Mute swans are large, elegant-looking water birds not native to North America. They were brought to this continent from Europe, and, until recently, there were no wild mute swans in Vermont although there was a small number of captive birds. Wild mute swans have successfully reproduced in at least one Vermont location and they appear to be establishing themselves at other locations.

Mute swans are combative birds known to destroy wetland habitat and to displace native wetland bird species. Several states have documented that this bird is not an asset despite its attractive appearance. At this stage, the population is small enough so its elimination is a practical management action, and we have been advised by our peers in other states to prevent the spread of this species.

The ring-billed gull and double-crested cormorant are native North American birds and their relatively recent expansion into Vermont is a natural occurrence. Their booming populations on a small, state-owned island off the shore of Grand Isle, however, has reached alarming proportions. All trees on Young Island have been stripped of their leaves in recent summers, and other bird species - black-crowned night herons, cattle egret, black and mallard ducks - have been driven away.
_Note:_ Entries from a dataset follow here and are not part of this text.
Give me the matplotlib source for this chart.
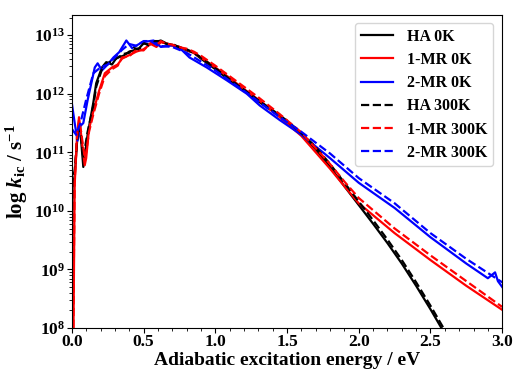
import numpy as np
import matplotlib
matplotlib.use("Agg")
import matplotlib.pyplot as plt
from matplotlib.ticker import MultipleLocator, LogLocator, NullFormatter

plt.rcParams['font.family'] = ['Liberation Serif', 'DejaVu Serif']
plt.rcParams['font.weight'] = 'bold'
plt.rcParams['mathtext.fontset'] = 'custom'
plt.rcParams['mathtext.rm'] = 'Liberation Serif:bold'
plt.rcParams['mathtext.bf'] = 'Liberation Serif:bold'
plt.rcParams['mathtext.it'] = 'Liberation Serif:italic:bold'

# energies (eV) and log10 of k_ic
ha0_e = [0.0, 0.005, 0.02, 0.04, 0.05, 0.065, 0.08, 0.11, 0.15, 0.17, 0.21, 0.24, 0.28, 0.31, 0.36,
         0.40, 0.43, 0.47, 0.5, 0.54, 0.58, 0.62, 0.66, 0.71, 0.75, 0.80, 0.85, 0.90, 1.0, 1.1, 1.2,
         1.3, 1.4, 1.5, 1.6, 1.7, 1.8, 1.9, 2.0, 2.1, 2.2, 2.3, 2.4, 2.5, 2.6]
ha0_lg = [7.5, 10.4, 10.6, 11.3, 11.5, 11.2, 10.75, 11.3, 11.85, 12.18, 12.45, 12.54, 12.5, 12.61, 12.65,
          12.72, 12.74, 12.78, 12.86, 12.84, 12.88, 12.91, 12.86, 12.83, 12.80, 12.74, 12.70, 12.60, 12.42, 12.23, 12.05,
          11.87, 11.7, 11.52, 11.3, 11.05, 10.75, 10.42, 10.1, 9.78, 9.45, 9.1, 8.72, 8.32, 7.9]

ha300_e = [0.0, 0.005, 0.02, 0.04, 0.05, 0.065, 0.08, 0.11, 0.15, 0.17, 0.21, 0.24, 0.28, 0.31, 0.36,
           0.40, 0.43, 0.47, 0.5, 0.54, 0.58, 0.62, 0.66, 0.71, 0.75, 0.80, 0.85, 0.90, 1.0, 1.1, 1.2,
           1.3, 1.4, 1.5, 1.6, 1.7, 1.8, 1.9, 2.0, 2.1, 2.2, 2.3, 2.4, 2.5, 2.6]
ha300_lg = [7.6, 10.5, 10.7, 11.3, 11.45, 11.25, 10.9, 11.35, 11.8, 12.12, 12.42, 12.52, 12.55, 12.6, 12.68,
            12.7, 12.78, 12.76, 12.87, 12.82, 12.9, 12.9, 12.85, 12.84, 12.79, 12.76, 12.70, 12.62, 12.44, 12.25, 12.07,
            11.89, 11.72, 11.54, 11.33, 11.09, 10.8, 10.48, 10.16, 9.84, 9.51, 9.16, 8.78, 8.38, 7.96]

mr1_0_e = [0.01, 0.015, 0.02, 0.035, 0.05, 0.065, 0.09, 0.1, 0.12, 0.15, 0.19, 0.23, 0.28, 0.32, 0.35,
           0.40, 0.45, 0.5, 0.55, 0.59, 0.62, 0.66, 0.7, 0.74, 0.8, 0.85, 0.9, 1.0, 1.1, 1.2, 1.3, 1.45,
           1.6, 1.7, 1.8, 1.9, 2.0, 2.25, 2.5, 2.75, 3.0]
mr1_0_lg = [7.5, 9.0, 10.45, 11.2, 11.6, 11.3, 10.78, 10.9, 11.4, 11.7, 12.05, 12.35, 12.45, 12.5, 12.6,
            12.66, 12.72, 12.76, 12.85, 12.8, 12.88, 12.86, 12.82, 12.81, 12.75, 12.70, 12.62, 12.45, 12.27, 12.08, 11.9, 11.6,
            11.28, 11.0, 10.72, 10.42, 10.13, 9.62, 9.16, 8.72, 8.31]

mr1_300_e = [0.01, 0.015, 0.02, 0.035, 0.05, 0.065, 0.09, 0.1, 0.12, 0.15, 0.19, 0.23, 0.28, 0.32, 0.35,
             0.40, 0.45, 0.5, 0.55, 0.59, 0.62, 0.66, 0.7, 0.74, 0.8, 0.85, 0.9, 1.0, 1.1, 1.2, 1.3, 1.45,
             1.6, 1.7, 1.8, 1.9, 2.0, 2.25, 2.5, 2.75, 3.0]
mr1_300_lg = [7.6, 9.3, 10.5, 11.25, 11.55, 11.35, 10.9, 11.0, 11.35, 11.65, 12.0, 12.3, 12.42, 12.48, 12.62,
              12.64, 12.75, 12.74, 12.87, 12.82, 12.9, 12.85, 12.84, 12.8, 12.77, 12.72, 12.65, 12.48, 12.3, 12.12, 11.94, 11.65,
              11.34, 11.07, 10.8, 10.5, 10.22, 9.7, 9.24, 8.8, 8.36]

mr2_0_e = [0.0, 0.02, 0.04, 0.06, 0.08, 0.11, 0.16, 0.18, 0.21, 0.25, 0.29, 0.33, 0.38, 0.42, 0.49,
           0.57, 0.62, 0.71, 0.77, 0.82, 0.94, 1.08, 1.22, 1.31, 1.45, 1.6, 1.8, 2.0, 2.25, 2.5, 2.75,
           2.9, 2.95, 2.97, 3.0]
mr2_0_lg = [11.84, 11.5, 11.2, 11.45, 11.5, 11.89, 12.45, 12.52, 12.40, 12.5, 12.62, 12.71, 12.91, 12.78, 12.88,
            12.91, 12.80, 12.83, 12.74, 12.62, 12.45, 12.23, 12.0, 11.80, 11.55, 11.3, 10.9, 10.48, 10.05, 9.55, 9.1,
            8.85, 8.95, 8.8, 8.70]

mr2_300_e = [0.0, 0.03, 0.06, 0.1, 0.15, 0.2, 0.25, 0.3, 0.35, 0.4, 0.45, 0.5, 0.55, 0.6, 0.7,
             0.8, 0.9, 1.0, 1.1, 1.2, 1.3, 1.45, 1.6, 1.8, 2.0, 2.25, 2.5, 2.75, 3.0]
mr2_300_lg = [11.4, 11.3, 11.5, 11.9, 12.35, 12.45, 12.5, 12.62, 12.75, 12.85, 12.82, 12.9, 12.9, 12.82, 12.8,
              12.7, 12.55, 12.4, 12.22, 12.05, 11.87, 11.6, 11.35, 10.98, 10.56, 10.13, 9.62, 9.18, 8.78]

series = [
    (ha0_e, ha0_lg, 'k', '-', "HA 0K"),
    (mr1_0_e, mr1_0_lg, 'r', '-', "1-MR 0K"),
    (mr2_0_e, mr2_0_lg, 'b', '-', "2-MR 0K"),
    (ha300_e, ha300_lg, 'k', '--', "HA 300K"),
    (mr1_300_e, mr1_300_lg, 'r', '--', "1-MR 300K"),
    (mr2_300_e, mr2_300_lg, 'b', '--', "2-MR 300K"),
]

fig = plt.figure(figsize=(5.13, 3.70), dpi=100)
ax = fig.add_axes([0.140, 0.1135, 0.839, 0.8455])

for e, lg, c, ls, lab in series:
    ax.plot(e, 10 ** np.array(lg), color=c, linestyle=ls, linewidth=1.6, label=lab)

ax.set_yscale('log')
ax.set_xlim(0, 3.0)
ax.set_ylim(1e8, 2.2e13)
ax.xaxis.set_major_locator(MultipleLocator(0.5))
ax.xaxis.set_minor_locator(MultipleLocator(0.1))
ax.yaxis.set_minor_locator(LogLocator(base=10, subs=np.arange(2, 10)))
ax.yaxis.set_minor_formatter(NullFormatter())
ax.tick_params(labelsize=12.5, pad=1)

ax.set_xlabel("Adiabatic excitation energy / eV", fontsize=14, fontweight='bold', labelpad=1)
ax.set_ylabel(r"log $k_{\mathrm{ic}}$ / s$^{-1}$", fontsize=15, fontweight='bold', labelpad=3)

ax.legend(loc='upper right', prop={'weight': 'bold', 'size': 11.5},
          handlelength=2.0, handletextpad=0.9, labelspacing=0.45, borderpad=0.35,
          borderaxespad=0, bbox_to_anchor=(0.979, 0.974))

fig.savefig("out.png", dpi=100)
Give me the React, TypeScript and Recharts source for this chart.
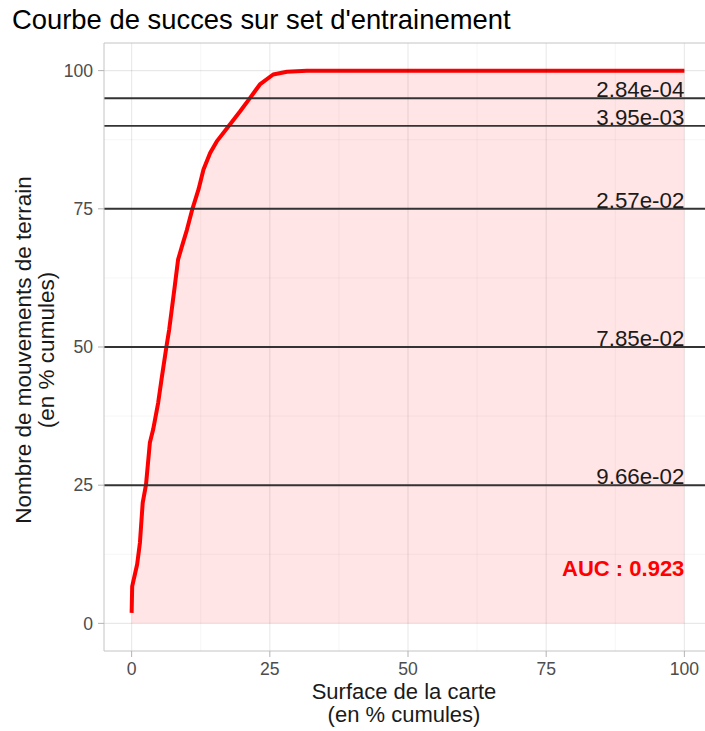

In the past several years, ring-billed gulls and cormorants have begun nesting on several other islands and at the mouth of the Missisquoi River. If we do nothing to limit these birds, the plant and wildlife biodiversity of Lake Champlain will likely decline as other islands are colonized.

With public input, the Agency will develop plans to manage the populations of all three bird species consistent with its mission to protect the "integrity, diversity, and vitality of all natural systems."

Other non-native species that have significantly impacted the diversity of native ecosystems include the zebra mussel and a number of plant species, such as Eurasian watermilfoil, water chestnut, purple loosestrife, phragmites, and Japanese knotweed. The Agency is developing a statewide management strategy to identify options and recommend actions for dealing with exotic aquatic species.